WORK INSTRUCTIONS » Extract the full listing verbatim and drop any pictures from your copy.

DATA EXTRACT »
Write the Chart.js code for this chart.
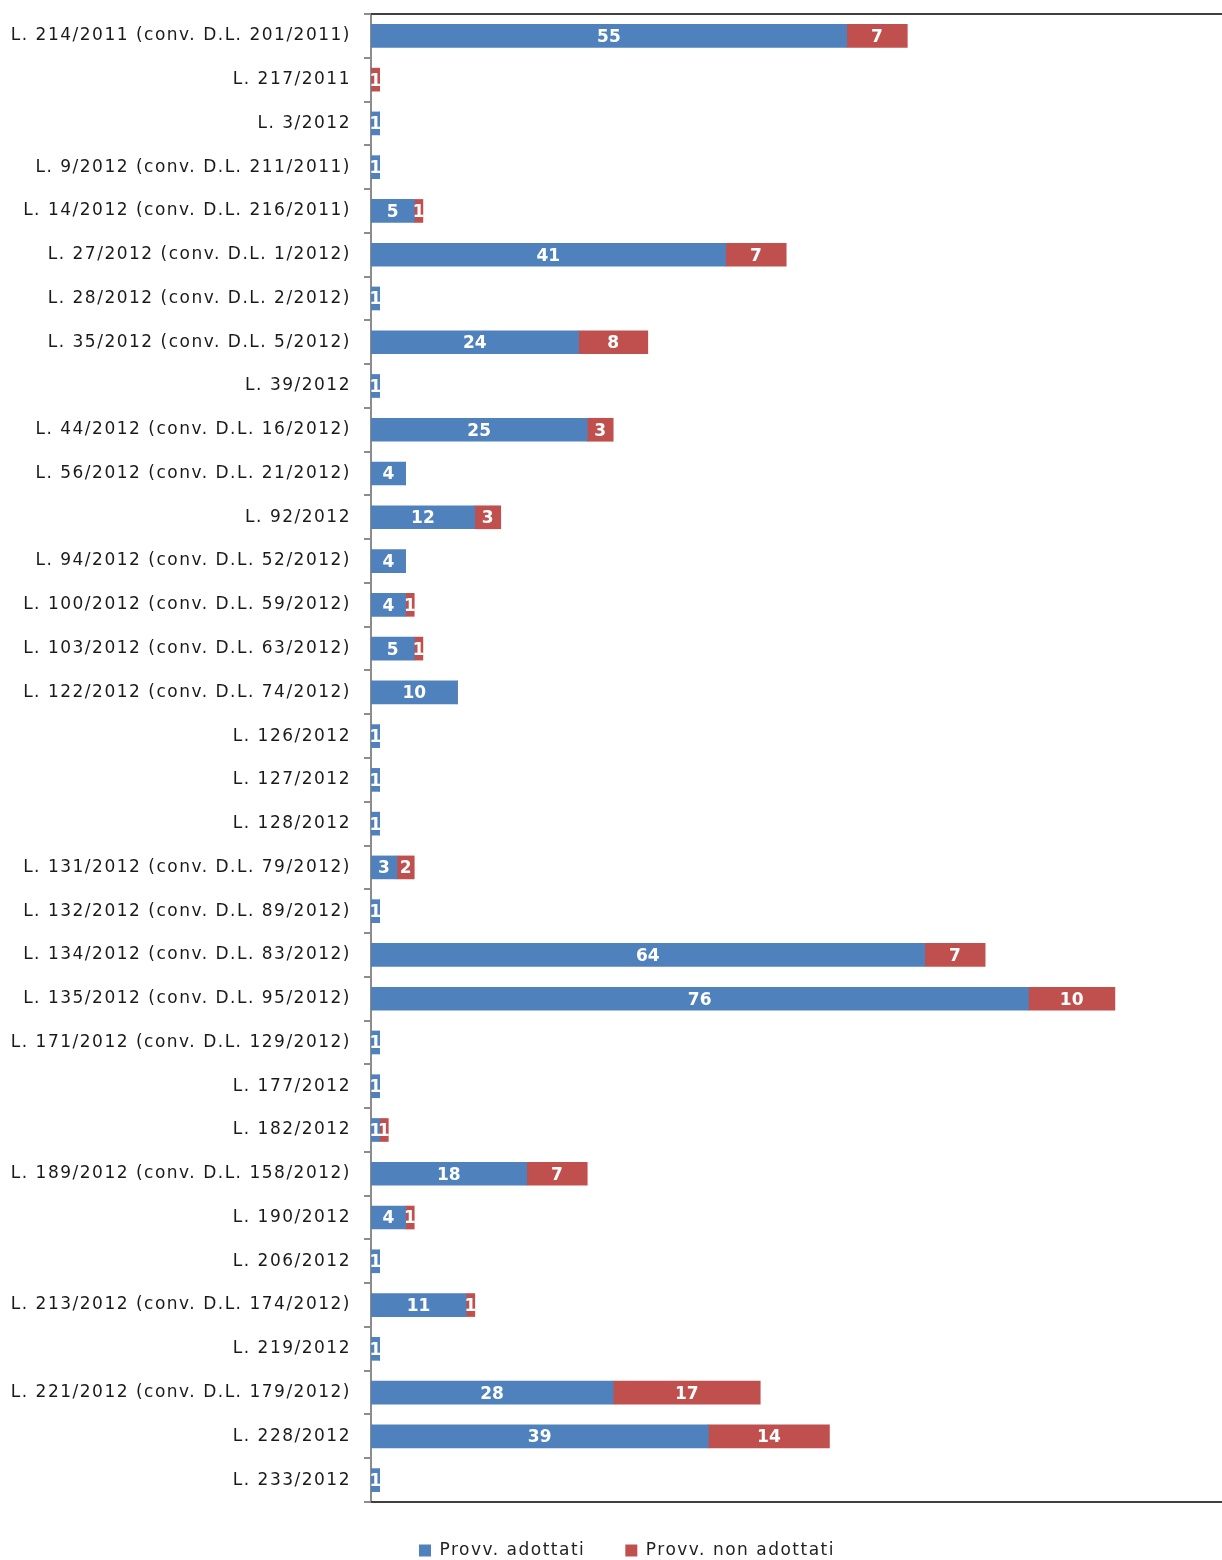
<!DOCTYPE html>
<html>
<head>
<meta charset="utf-8">
<script src="https://cdn.jsdelivr.net/npm/chart.js@4/dist/chart.umd.min.js"></script>
<style>
  html, body { margin: 0; padding: 0; background: #fff; overflow: hidden; }
  #wrap { position: relative; width: 1262px; height: 1569px; }
</style>
</head>
<body>
<div id="wrap"><canvas id="c"></canvas></div>
<script>
const categories = [
  "L. 214/2011 (conv. D.L. 201/2011)",
  "L. 217/2011",
  "L. 3/2012",
  "L. 9/2012 (conv. D.L. 211/2011)",
  "L. 14/2012 (conv. D.L. 216/2011)",
  "L. 27/2012 (conv. D.L. 1/2012)",
  "L. 28/2012 (conv. D.L. 2/2012)",
  "L. 35/2012 (conv. D.L. 5/2012)",
  "L. 39/2012",
  "L. 44/2012 (conv. D.L. 16/2012)",
  "L. 56/2012 (conv. D.L. 21/2012)",
  "L. 92/2012",
  "L. 94/2012 (conv. D.L. 52/2012)",
  "L. 100/2012 (conv. D.L. 59/2012)",
  "L. 103/2012 (conv. D.L. 63/2012)",
  "L. 122/2012 (conv. D.L. 74/2012)",
  "L. 126/2012",
  "L. 127/2012",
  "L. 128/2012",
  "L. 131/2012 (conv. D.L. 79/2012)",
  "L. 132/2012 (conv. D.L. 89/2012)",
  "L. 134/2012 (conv. D.L. 83/2012)",
  "L. 135/2012 (conv. D.L. 95/2012)",
  "L. 171/2012 (conv. D.L. 129/2012)",
  "L. 177/2012",
  "L. 182/2012",
  "L. 189/2012 (conv. D.L. 158/2012)",
  "L. 190/2012",
  "L. 206/2012",
  "L. 213/2012 (conv. D.L. 174/2012)",
  "L. 219/2012",
  "L. 221/2012 (conv. D.L. 179/2012)",
  "L. 228/2012",
  "L. 233/2012"
];
const adottati =    [55,0,1,1,5,41,1,24,1,25,4,12,4,4,5,10,1,1,1,3,1,64,76,1,1,1,18,4,1,11,1,28,39,1];
const nonAdottati = [7,1,0,0,1,7,0,8,0,3,0,3,0,1,1,0,0,0,0,2,0,7,10,0,0,1,7,1,0,1,0,17,14,0];
const seriesNames = ["Provv. adottati", "Provv. non adottati"];

const BLUE = "#4F81BD";
const RED = "#C0504D";

const spacing = {
  id: "spacing",
  beforeInit(chart) { chart.ctx.letterSpacing = "1.5px"; },
  beforeLayout(chart) { chart.ctx.letterSpacing = "1.5px"; },
  afterLayout(chart) {
    if (chart.legend) { chart.legend.left += 9; chart.legend.right += 9; }
  },
  beforeDraw(chart) { chart.ctx.letterSpacing = "1.5px"; }
};

const frameAndLabels = {
  id: "frameAndLabels",
  afterDatasetsDraw(chart) {
    const ctx = chart.ctx;
    const a = chart.chartArea;
    ctx.save();
    ctx.letterSpacing = "0px";
    ctx.font = "bold 17px 'DejaVu Sans'";
    ctx.fillStyle = "#ffffff";
    ctx.textAlign = "center";
    ctx.textBaseline = "middle";
    chart.data.datasets.forEach((ds, di) => {
      const meta = chart.getDatasetMeta(di);
      meta.data.forEach((el, i) => {
        const v = ds.data[i];
        if (!v) return;
        const p = el.getCenterPoint();
        ctx.fillText(String(v), p.x, p.y + 1.5);
      });
    });
    ctx.strokeStyle = "#404040";
    ctx.lineWidth = 2;
    ctx.beginPath();
    ctx.moveTo(a.left, a.top);
    ctx.lineTo(a.right + 40, a.top);
    ctx.moveTo(a.left, a.bottom);
    ctx.lineTo(a.right + 40, a.bottom);
    ctx.stroke();
    ctx.restore();
    ctx.letterSpacing = "1.5px";
  }
};

new Chart(document.getElementById("c"), {
  type: "bar",
  data: {
    labels: categories,
    datasets: [
      { label: seriesNames[0], data: adottati, backgroundColor: BLUE, borderWidth: 0, barThickness: 23 },
      { label: seriesNames[1], data: nonAdottati, backgroundColor: RED, borderWidth: 0, barThickness: 23 }
    ]
  },
  options: {
    indexAxis: "y",
    responsive: true,
    maintainAspectRatio: false,
    animation: false,
    layout: { padding: { top: 14, right: 26, bottom: 0, left: 0 } },
    scales: {
      x: {
        stacked: true,
        min: 0,
        max: 100,
        display: false
      },
      y: {
        stacked: true,
        offset: true,
        afterFit(scale) {
          scale.width = 371;
          scale.paddingTop = 0;
          scale.paddingBottom = 0;
        },
        grid: {
          offset: true,
          drawOnChartArea: false,
          drawTicks: true,
          tickLength: 7,
          color: "#8c8c8c",
          lineWidth: 2
        },
        border: { display: true, color: "#8c8c8c", width: 2 },
        ticks: {
          padding: 13,
          color: "#1a1a1a",
          font: { family: "'DejaVu Sans'", size: 17 },
          autoSkip: false
        }
      }
    },
    plugins: {
      legend: {
        position: "bottom",
        labels: {
          boxWidth: 12,
          boxHeight: 12,
          padding: 40,
          color: "#222",
          font: { family: "'DejaVu Sans'", size: 17 }
        }
      },
      tooltip: { enabled: false }
    }
  },
  plugins: [spacing, frameAndLabels]
});
</script>
</body>
</html>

OUTPUT OF THE TASK »
Write the Chart.js code for this chart.
<!DOCTYPE html>
<html>
<head>
<meta charset="utf-8">
<script src="https://cdn.jsdelivr.net/npm/chart.js@4/dist/chart.umd.min.js"></script>
<style>
  html, body { margin: 0; padding: 0; background: #fff; overflow: hidden; }
  #wrap { position: relative; width: 1262px; height: 1569px; }
</style>
</head>
<body>
<div id="wrap"><canvas id="c"></canvas></div>
<script>
const categories = [
  "L. 214/2011 (conv. D.L. 201/2011)",
  "L. 217/2011",
  "L. 3/2012",
  "L. 9/2012 (conv. D.L. 211/2011)",
  "L. 14/2012 (conv. D.L. 216/2011)",
  "L. 27/2012 (conv. D.L. 1/2012)",
  "L. 28/2012 (conv. D.L. 2/2012)",
  "L. 35/2012 (conv. D.L. 5/2012)",
  "L. 39/2012",
  "L. 44/2012 (conv. D.L. 16/2012)",
  "L. 56/2012 (conv. D.L. 21/2012)",
  "L. 92/2012",
  "L. 94/2012 (conv. D.L. 52/2012)",
  "L. 100/2012 (conv. D.L. 59/2012)",
  "L. 103/2012 (conv. D.L. 63/2012)",
  "L. 122/2012 (conv. D.L. 74/2012)",
  "L. 126/2012",
  "L. 127/2012",
  "L. 128/2012",
  "L. 131/2012 (conv. D.L. 79/2012)",
  "L. 132/2012 (conv. D.L. 89/2012)",
  "L. 134/2012 (conv. D.L. 83/2012)",
  "L. 135/2012 (conv. D.L. 95/2012)",
  "L. 171/2012 (conv. D.L. 129/2012)",
  "L. 177/2012",
  "L. 182/2012",
  "L. 189/2012 (conv. D.L. 158/2012)",
  "L. 190/2012",
  "L. 206/2012",
  "L. 213/2012 (conv. D.L. 174/2012)",
  "L. 219/2012",
  "L. 221/2012 (conv. D.L. 179/2012)",
  "L. 228/2012",
  "L. 233/2012"
];
const adottati =    [55,0,1,1,5,41,1,24,1,25,4,12,4,4,5,10,1,1,1,3,1,64,76,1,1,1,18,4,1,11,1,28,39,1];
const nonAdottati = [7,1,0,0,1,7,0,8,0,3,0,3,0,1,1,0,0,0,0,2,0,7,10,0,0,1,7,1,0,1,0,17,14,0];
const seriesNames = ["Provv. adottati", "Provv. non adottati"];

const BLUE = "#4F81BD";
const RED = "#C0504D";

const spacing = {
  id: "spacing",
  beforeInit(chart) { chart.ctx.letterSpacing = "1.5px"; },
  beforeLayout(chart) { chart.ctx.letterSpacing = "1.5px"; },
  afterLayout(chart) {
    if (chart.legend) { chart.legend.left += 9; chart.legend.right += 9; }
  },
  beforeDraw(chart) { chart.ctx.letterSpacing = "1.5px"; }
};

const frameAndLabels = {
  id: "frameAndLabels",
  afterDatasetsDraw(chart) {
    const ctx = chart.ctx;
    const a = chart.chartArea;
    ctx.save();
    ctx.letterSpacing = "0px";
    ctx.font = "bold 17px 'DejaVu Sans'";
    ctx.fillStyle = "#ffffff";
    ctx.textAlign = "center";
    ctx.textBaseline = "middle";
    chart.data.datasets.forEach((ds, di) => {
      const meta = chart.getDatasetMeta(di);
      meta.data.forEach((el, i) => {
        const v = ds.data[i];
        if (!v) return;
        const p = el.getCenterPoint();
        ctx.fillText(String(v), p.x, p.y + 1.5);
      });
    });
    ctx.strokeStyle = "#404040";
    ctx.lineWidth = 2;
    ctx.beginPath();
    ctx.moveTo(a.left, a.top);
    ctx.lineTo(a.right + 40, a.top);
    ctx.moveTo(a.left, a.bottom);
    ctx.lineTo(a.right + 40, a.bottom);
    ctx.stroke();
    ctx.restore();
    ctx.letterSpacing = "1.5px";
  }
};

new Chart(document.getElementById("c"), {
  type: "bar",
  data: {
    labels: categories,
    datasets: [
      { label: seriesNames[0], data: adottati, backgroundColor: BLUE, borderWidth: 0, barThickness: 23 },
      { label: seriesNames[1], data: nonAdottati, backgroundColor: RED, borderWidth: 0, barThickness: 23 }
    ]
  },
  options: {
    indexAxis: "y",
    responsive: true,
    maintainAspectRatio: false,
    animation: false,
    layout: { padding: { top: 14, right: 26, bottom: 0, left: 0 } },
    scales: {
      x: {
        stacked: true,
        min: 0,
        max: 100,
        display: false
      },
      y: {
        stacked: true,
        offset: true,
        afterFit(scale) {
          scale.width = 371;
          scale.paddingTop = 0;
          scale.paddingBottom = 0;
        },
        grid: {
          offset: true,
          drawOnChartArea: false,
          drawTicks: true,
          tickLength: 7,
          color: "#8c8c8c",
          lineWidth: 2
        },
        border: { display: true, color: "#8c8c8c", width: 2 },
        ticks: {
          padding: 13,
          color: "#1a1a1a",
          font: { family: "'DejaVu Sans'", size: 17 },
          autoSkip: false
        }
      }
    },
    plugins: {
      legend: {
        position: "bottom",
        labels: {
          boxWidth: 12,
          boxHeight: 12,
          padding: 40,
          color: "#222",
          font: { family: "'DejaVu Sans'", size: 17 }
        }
      },
      tooltip: { enabled: false }
    }
  },
  plugins: [spacing, frameAndLabels]
});
</script>
</body>
</html>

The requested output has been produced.